WHAT THE TASK REQUIRES ▸
Starting at the line that contains "Convert this chart" and stopping after the line that contains "linewidth=2.8, legend=False, ax=ax)", copy the lines exactly. Pictures are left out.

(Code that draws figures)
+ + + + +
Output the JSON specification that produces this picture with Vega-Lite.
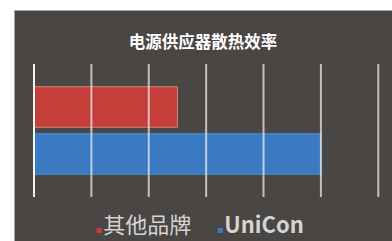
{
  "$schema": "https://vega.github.io/schema/vega-lite/v6.json",
  "width": 378,
  "height": 231,
  "autosize": "none",
  "padding": {"left": 14, "top": 10, "right": 0, "bottom": 0},
  "background": "#ffffff",
  "config": {
    "font": "Noto Sans CJK SC",
    "view": {"fill": "#4a4644", "stroke": "#a8a8a8", "strokeWidth": 1}
  },
  "title": {
    "text": "电源供应器散热效率",
    "font": "Noto Sans CJK SC",
    "fontSize": 16.5,
    "fontWeight": "bold",
    "color": "#ffffff",
    "anchor": "middle",
    "frame": "group",
    "baseline": "middle",
    "offset": -49
  },
  "resolve": {"scale": {"y": "independent"}},
  "layer": [
    {
      "data": {"values": [
        {"brand": "其他品牌", "value": 2.5},
        {"brand": "UniCon", "value": 5.0}
      ]},
      "mark": {"type": "bar", "strokeWidth": 1},
      "encoding": {
        "y": {"field": "brand", "type": "nominal", "sort": ["其他品牌", "UniCon"],
          "scale": {"range": [54, 187], "paddingInner": 0.138, "paddingOuter": 0.484}, "axis": null},
        "x": {"field": "value", "type": "quantitative",
          "scale": {"domain": [0, 6], "range": [20, 364.3], "nice": false, "zero": true}, "axis": null},
        "stroke": {"field": "brand", "type": "nominal",
          "scale": {"domain": ["其他品牌", "UniCon"], "range": ["#d9807b", "#4f8ccf"]}, "legend": null},
        "color": {"field": "brand", "type": "nominal",
          "scale": {"domain": ["其他品牌", "UniCon"], "range": ["#c43e3a", "#3a7ac3"]},
          "legend": {
            "orient": "none",
            "legendX": 74.2,
            "legendY": 209.5,
            "direction": "horizontal",
            "title": null,
            "padding": 0,
            "symbolType": "square",
            "symbolSize": 25,
            "symbolStrokeWidth": 0,
            "labelFontSize": 22,
            "labelColor": "#d4d4d4",
            "labelOffset": -7,
            "columnPadding": 17,
            "labelLimit": 300,
            "encode": {
              "labels": {"update": {
                "fontWeight": {"signal": "datum.value === 'UniCon' ? 'bold' : 'normal'"},
                "dy": {"value": -5}
              }}
            }
          }
        }
      }
    },
    {
      "data": {"values": [
        {"tick": 0}, {"tick": 1}, {"tick": 2}, {"tick": 3}, {"tick": 4}, {"tick": 5}, {"tick": 6}
      ]},
      "mark": {"type": "rule", "color": "#f4f4f4", "strokeWidth": 2},
      "encoding": {
        "x": {"field": "tick", "type": "quantitative"},
        "y": {"datum": 0, "type": "quantitative", "scale": {"domain": [0, 1], "range": [54, 187], "nice": false, "zero": false}, "axis": null},
        "y2": {"datum": 1},
        "opacity": {"condition": {"test": "datum.tick === 0", "value": 1}, "value": 0.7}
      }
    }
  ]
}
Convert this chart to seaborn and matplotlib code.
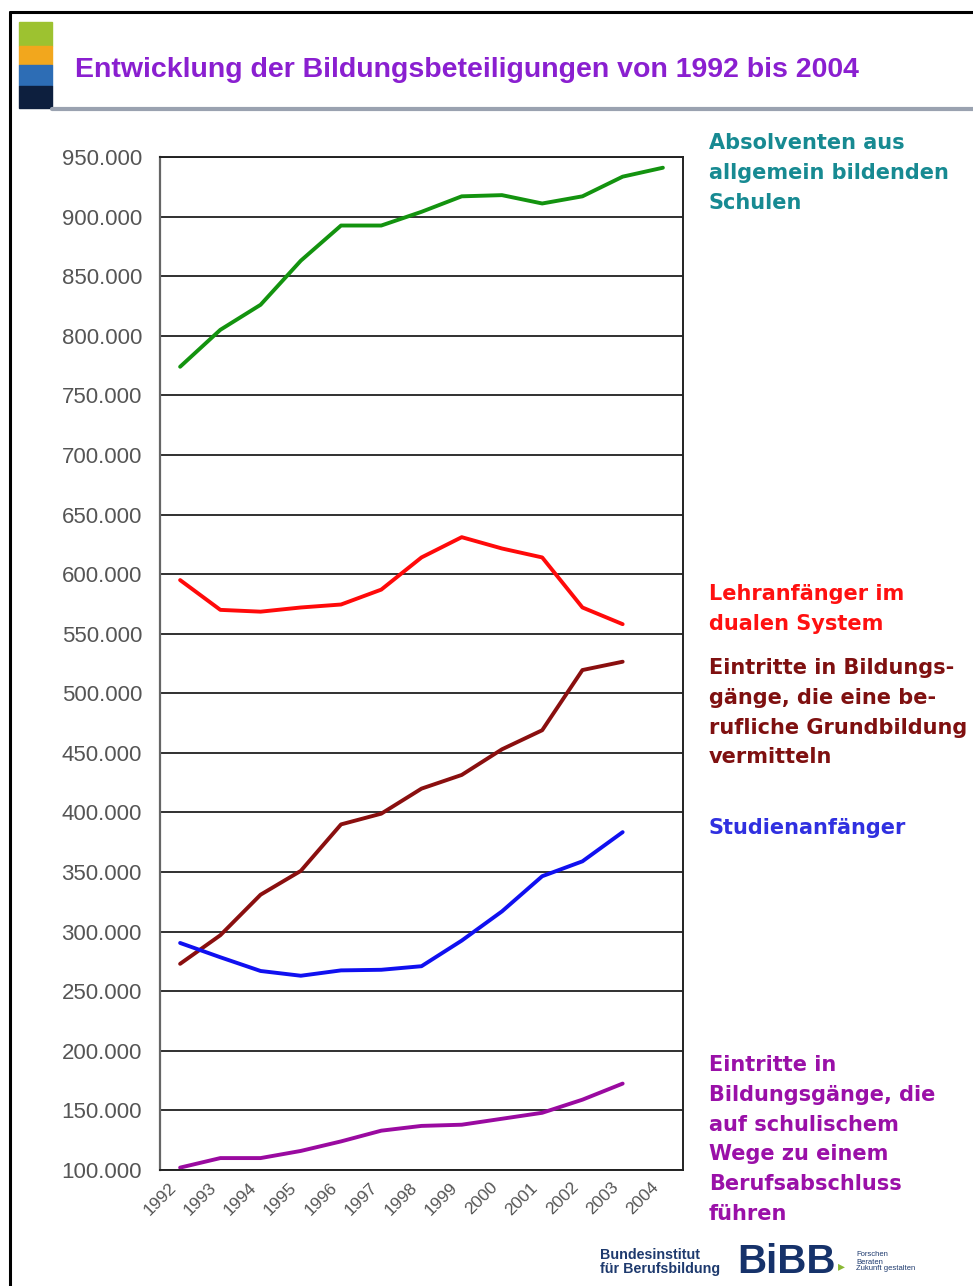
import numpy as np
import pandas as pd
import matplotlib.pyplot as plt
import matplotlib.patches as mpatches
from matplotlib.lines import Line2D
from matplotlib.ticker import FuncFormatter
import seaborn as sns

# Werte (Personen pro Jahr)
years = list(range(1992, 2005))
absolventen = [774000, 805000, 826000, 863000, 892500, 892500, 904000,
               917000, 918000, 911000, 917000, 933500, 941000]
lehranfaenger = [595000, 570000, 568500, 572000, 574500, 587000, 614000,
                 631000, 621500, 614000, 572000, 558000]
grundbildung = [273000, 297000, 331000, 351000, 390000, 399000, 420000,
                431500, 453000, 469000, 519500, 526500]
studienanfaenger = [290500, 278500, 267000, 263000, 267500, 268000, 271000,
                    292500, 317000, 346500, 359000, 383500]
schulisch = [102000, 110000, 110000, 116000, 124000, 133000, 137000,
             138000, 143000, 148000, 159000, 172500]

series = {
    "Absolventen": absolventen,
    "Lehranfänger": lehranfaenger,
    "Grundbildung": grundbildung,
    "Studienanfänger": studienanfaenger,
    "Schulisch": schulisch,
}
line_colors = {
    "Absolventen": "#13930f",
    "Lehranfänger": "#ff0a0a",
    "Grundbildung": "#8a0f0f",
    "Studienanfänger": "#1010f0",
    "Schulisch": "#9a0aa0",
}

rows = []
for name, vals in series.items():
    for yr, v in zip(years, vals):
        rows.append({"Jahr": yr, "Wert": v, "Reihe": name})
df = pd.DataFrame(rows)

sns.set_theme(style="white")
plt.rcParams["font.family"] = ["Liberation Sans", "DejaVu Sans"]

W, H = 973, 1286
fig = plt.figure(figsize=(W / 100, H / 100), dpi=100)
ax = fig.add_axes([160 / W, 1 - 1170 / H, 523 / W, 1013 / H])

sns.lineplot(data=df, x="Jahr", y="Wert", hue="Reihe", palette=line_colors,
             linewidth=2.8, legend=False, ax=ax)

ax.set_ylim(100000, 950000)
ax.set_xlim(1991.5, 2004.5)
ax.set_yticks(np.arange(100000, 950001, 50000))
ax.yaxis.set_major_formatter(FuncFormatter(lambda v, p: f"{int(v):,}".replace(",", ".")))
ax.set_xticks(np.arange(1991.5, 2004.6, 1))
ax.set_xticklabels([str(y) for y in years] + [""], rotation=45, ha="center")
ax.grid(axis="y", color="#303030", linewidth=1.4)
ax.set_axisbelow(True)
ax.set_xlabel("")
ax.set_ylabel("")
ax.tick_params(axis="both", direction="out", length=6, width=1.2, color="#333333",
               labelcolor="#555555")
ax.tick_params(axis="y", labelsize=16, pad=7)
ax.tick_params(axis="x", labelsize=12.5, pad=1)
for s in ["top", "right", "bottom"]:
    ax.spines[s].set_color("#222222")
    ax.spines[s].set_linewidth(1.4)
ax.spines["left"].set_color("#666666")
ax.spines["left"].set_linewidth(1.6)

# Kopfbereich
fig.add_artist(Line2D([10 / W, 1], [1 - 12 / H] * 2, color="black", lw=2.2))
fig.add_artist(Line2D([10 / W] * 2, [0, 1 - 12 / H], color="black", lw=2.2))
blocks = [(22, 46, "#9dc230"), (46, 65, "#f2a71d"), (65, 86, "#2d6db5"), (86, 108, "#0d1f3e")]
for y0, y1, c in blocks:
    fig.add_artist(mpatches.Rectangle((19 / W, 1 - y1 / H), 33 / W, (y1 - y0) / H,
                                      color=c, transform=fig.transFigure))
fig.add_artist(Line2D([52 / W, 1], [1 - 109 / H] * 2, color="#9aa2b0", lw=3))
fig.text(75 / W, 1 - 70 / H, "Entwicklung der Bildungsbeteiligungen von 1992 bis 2004",
         color="#8a1fd0", fontsize=20.5, fontweight="bold", va="center", ha="left")

# Beschriftungen rechts (Mitte der ersten Zeile, Zeilenabstand ~29.7 px)
labels = [
    (143, ["Absolventen aus", "allgemein bildenden", "Schulen"], "#178a92"),
    (594, ["Lehranfänger im", "dualen System"], "#ff1010"),
    (668, ["Eintritte in Bildungs-", "gänge, die eine be-", "rufliche Grundbildung", "vermitteln"], "#7f1010"),
    (828, ["Studienanfänger"], "#3030e0"),
    (1065, ["Eintritte in", "Bildungsgänge, die", "auf schulischem", "Wege zu einem",
            "Berufsabschluss", "führen"], "#9a10a8"),
]
for y0, lines, c in labels:
    for i, txt in enumerate(lines):
        fig.text(709 / W, 1 - (y0 + i * 29.8) / H, txt, color=c, fontsize=15,
                 fontweight="bold", family="DejaVu Sans", va="center", ha="left")

# Logo unten rechts
fig.text(600 / W, 1 - 1262 / H, "Bundesinstitut\nfür Berufsbildung", color="#1e3a6e",
         fontsize=10.3, fontweight="bold", va="center", ha="left", linespacing=1.0)
fig.text(737 / W, 1 - 1262 / H, "BiBB", color="#16326a", fontsize=29,
         fontweight="bold", va="center", ha="left")
fig.text(838 / W, 1 - 1266 / H, "▸", color="#8ab833", fontsize=10, va="center", ha="left",
         family="DejaVu Sans")
fig.text(856 / W, 1 - 1262 / H, "Forschen\nBeraten\nZukunft gestalten", color="#1e3a6e",
         fontsize=5.5, va="center", ha="left", linespacing=1.0)

fig.savefig("out.png", dpi=100)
+ + + + +
REPLY ▸
Convert this chart to seaborn and matplotlib code.
import numpy as np
import pandas as pd
import matplotlib.pyplot as plt
import matplotlib.patches as mpatches
from matplotlib.lines import Line2D
from matplotlib.ticker import FuncFormatter
import seaborn as sns

# Werte (Personen pro Jahr)
years = list(range(1992, 2005))
absolventen = [774000, 805000, 826000, 863000, 892500, 892500, 904000,
               917000, 918000, 911000, 917000, 933500, 941000]
lehranfaenger = [595000, 570000, 568500, 572000, 574500, 587000, 614000,
                 631000, 621500, 614000, 572000, 558000]
grundbildung = [273000, 297000, 331000, 351000, 390000, 399000, 420000,
                431500, 453000, 469000, 519500, 526500]
studienanfaenger = [290500, 278500, 267000, 263000, 267500, 268000, 271000,
                    292500, 317000, 346500, 359000, 383500]
schulisch = [102000, 110000, 110000, 116000, 124000, 133000, 137000,
             138000, 143000, 148000, 159000, 172500]

series = {
    "Absolventen": absolventen,
    "Lehranfänger": lehranfaenger,
    "Grundbildung": grundbildung,
    "Studienanfänger": studienanfaenger,
    "Schulisch": schulisch,
}
line_colors = {
    "Absolventen": "#13930f",
    "Lehranfänger": "#ff0a0a",
    "Grundbildung": "#8a0f0f",
    "Studienanfänger": "#1010f0",
    "Schulisch": "#9a0aa0",
}

rows = []
for name, vals in series.items():
    for yr, v in zip(years, vals):
        rows.append({"Jahr": yr, "Wert": v, "Reihe": name})
df = pd.DataFrame(rows)

sns.set_theme(style="white")
plt.rcParams["font.family"] = ["Liberation Sans", "DejaVu Sans"]

W, H = 973, 1286
fig = plt.figure(figsize=(W / 100, H / 100), dpi=100)
ax = fig.add_axes([160 / W, 1 - 1170 / H, 523 / W, 1013 / H])

sns.lineplot(data=df, x="Jahr", y="Wert", hue="Reihe", palette=line_colors,
             linewidth=2.8, legend=False, ax=ax)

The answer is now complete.